## Records shown
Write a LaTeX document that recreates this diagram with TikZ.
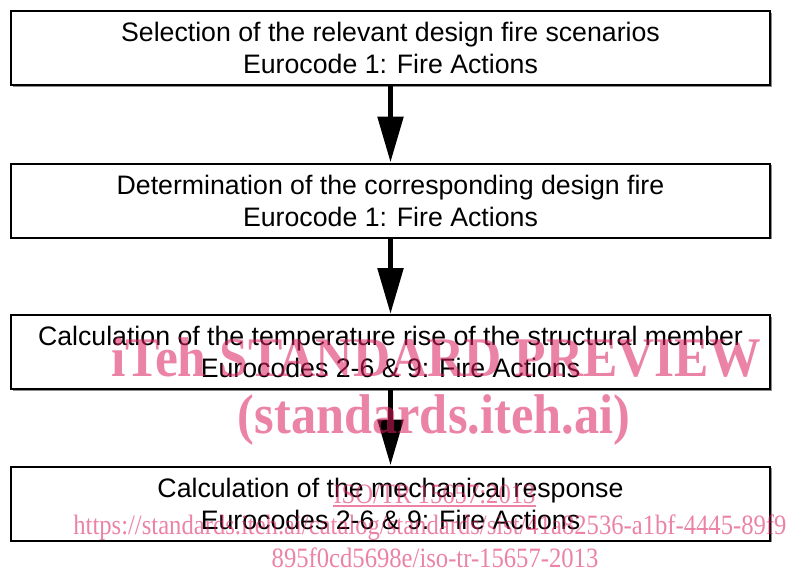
\documentclass[tikz,border=0pt]{standalone}
\usepackage{fontspec}
\setmainfont{Liberation Sans}
\newfontfamily\wmfont{Liberation Serif}
\usetikzlibrary{arrows.meta,shadows}
\definecolor{wmpink}{RGB}{220,30,95}
\newcommand{\wmbig}[2]{\scalebox{#1}[1]{\wmfont\bfseries\fontsize{56}{60}\selectfont #2}}
\newcommand{\wmsmall}[1]{\scalebox{0.88}[1]{\wmfont\fontsize{28}{30}\selectfont #1}}
\begin{document}
\begin{tikzpicture}[x=1pt,y=-1pt,
  stepbox/.style={draw=black, line width=2pt, fill=white, minimum width=759pt, minimum height=74pt,
    inner sep=0pt, align=center, font=\fontsize{26.7}{32}\selectfont,
    drop shadow={shadow xshift=1.5pt, shadow yshift=-1.5pt, fill=black!45, opacity=1}},
  flow/.style={line width=5.5pt, -{Triangle[length=46pt,width=25pt]}},
  wm/.style={text=wmpink, text opacity=0.55, inner sep=0pt, anchor=base}
]
\fill[white] (0,0) rectangle (786,574);
\useasboundingbox (0,0) rectangle (786,574);

\node[stepbox] (b1) at (390.5,48) {Selection of the relevant design fire scenarios\\Eurocode 1: Fire Actions};
\node[stepbox] (b2) at (390.5,200.5) {Determination of the corresponding design fire\\Eurocode 1: Fire Actions};
\node[stepbox] (b3) at (390.5,352) {Calculation of the temperature rise of the structural member\\Eurocodes 2-6 \& 9: Fire Actions};
\node[stepbox] (b4) at (390.5,503.5) {Calculation of the mechanical response\\Eurocodes 2-6 \& 9: Fire Actions};

\draw[flow] (b1) -- (b2);
\draw[flow] (b2) -- (b3);
\draw[flow] (b3) -- (b4);

% watermark
\node[wm] (w1) at (436,376) {\wmbig{0.92}{iTeh STANDARD PREVIEW}};
\node[wm] (w2) at (434,433) {\wmbig{0.9}{(standards.iteh.ai)}};
\node[wm] (w3) at (434.5,503) {\wmsmall{ISO/TR 15657:2013}};
\draw[wmpink, opacity=0.55, line width=1.3pt] ([yshift=-3pt]w3.base west) -- ([yshift=-3pt]w3.base east);
\node[wm] (w4) at (434,534) {\wmsmall{https://standards.iteh.ai/catalog/standards/sist/41a82536-a1bf-4445-89f9-}};
\node[wm] (w5) at (435,567) {\wmsmall{895f0cd5698e/iso-tr-15657-2013}};
\end{tikzpicture}
\end{document}
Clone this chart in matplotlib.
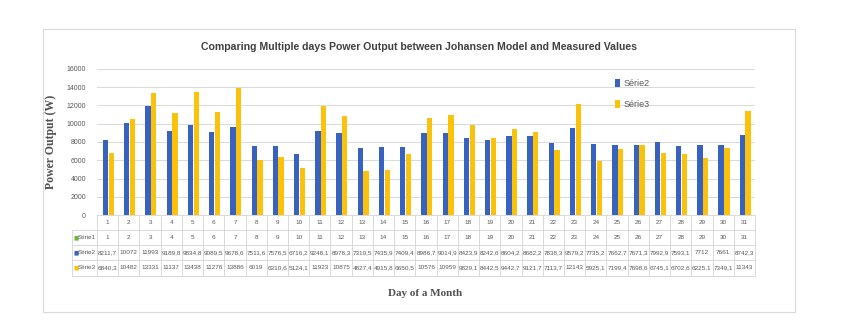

## Required work
Quote each record exactly as it stands, minus the pictures.

## Problem solution
Write a LaTeX document that recreates this diagram with TikZ.
\documentclass[tikz,border=0pt]{standalone}
\usepackage{fontspec}
\setmainfont{Liberation Sans}
\newfontfamily\wmfont{Liberation Serif}
\usetikzlibrary{arrows.meta,shadows}
\definecolor{wmpink}{RGB}{220,30,95}
\newcommand{\wmbig}[2]{\scalebox{#1}[1]{\wmfont\bfseries\fontsize{56}{60}\selectfont #2}}
\newcommand{\wmsmall}[1]{\scalebox{0.88}[1]{\wmfont\fontsize{28}{30}\selectfont #1}}
\begin{document}
\begin{tikzpicture}[x=1pt,y=-1pt,
  stepbox/.style={draw=black, line width=2pt, fill=white, minimum width=759pt, minimum height=74pt,
    inner sep=0pt, align=center, font=\fontsize{26.7}{32}\selectfont,
    drop shadow={shadow xshift=1.5pt, shadow yshift=-1.5pt, fill=black!45, opacity=1}},
  flow/.style={line width=5.5pt, -{Triangle[length=46pt,width=25pt]}},
  wm/.style={text=wmpink, text opacity=0.55, inner sep=0pt, anchor=base}
]
\fill[white] (0,0) rectangle (786,574);
\useasboundingbox (0,0) rectangle (786,574);

\node[stepbox] (b1) at (390.5,48) {Selection of the relevant design fire scenarios\\Eurocode 1: Fire Actions};
\node[stepbox] (b2) at (390.5,200.5) {Determination of the corresponding design fire\\Eurocode 1: Fire Actions};
\node[stepbox] (b3) at (390.5,352) {Calculation of the temperature rise of the structural member\\Eurocodes 2-6 \& 9: Fire Actions};
\node[stepbox] (b4) at (390.5,503.5) {Calculation of the mechanical response\\Eurocodes 2-6 \& 9: Fire Actions};

\draw[flow] (b1) -- (b2);
\draw[flow] (b2) -- (b3);
\draw[flow] (b3) -- (b4);

% watermark
\node[wm] (w1) at (436,376) {\wmbig{0.92}{iTeh STANDARD PREVIEW}};
\node[wm] (w2) at (434,433) {\wmbig{0.9}{(standards.iteh.ai)}};
\node[wm] (w3) at (434.5,503) {\wmsmall{ISO/TR 15657:2013}};
\draw[wmpink, opacity=0.55, line width=1.3pt] ([yshift=-3pt]w3.base west) -- ([yshift=-3pt]w3.base east);
\node[wm] (w4) at (434,534) {\wmsmall{https://standards.iteh.ai/catalog/standards/sist/41a82536-a1bf-4445-89f9-}};
\node[wm] (w5) at (435,567) {\wmsmall{895f0cd5698e/iso-tr-15657-2013}};
\end{tikzpicture}
\end{document}
Clone this chart in matplotlib.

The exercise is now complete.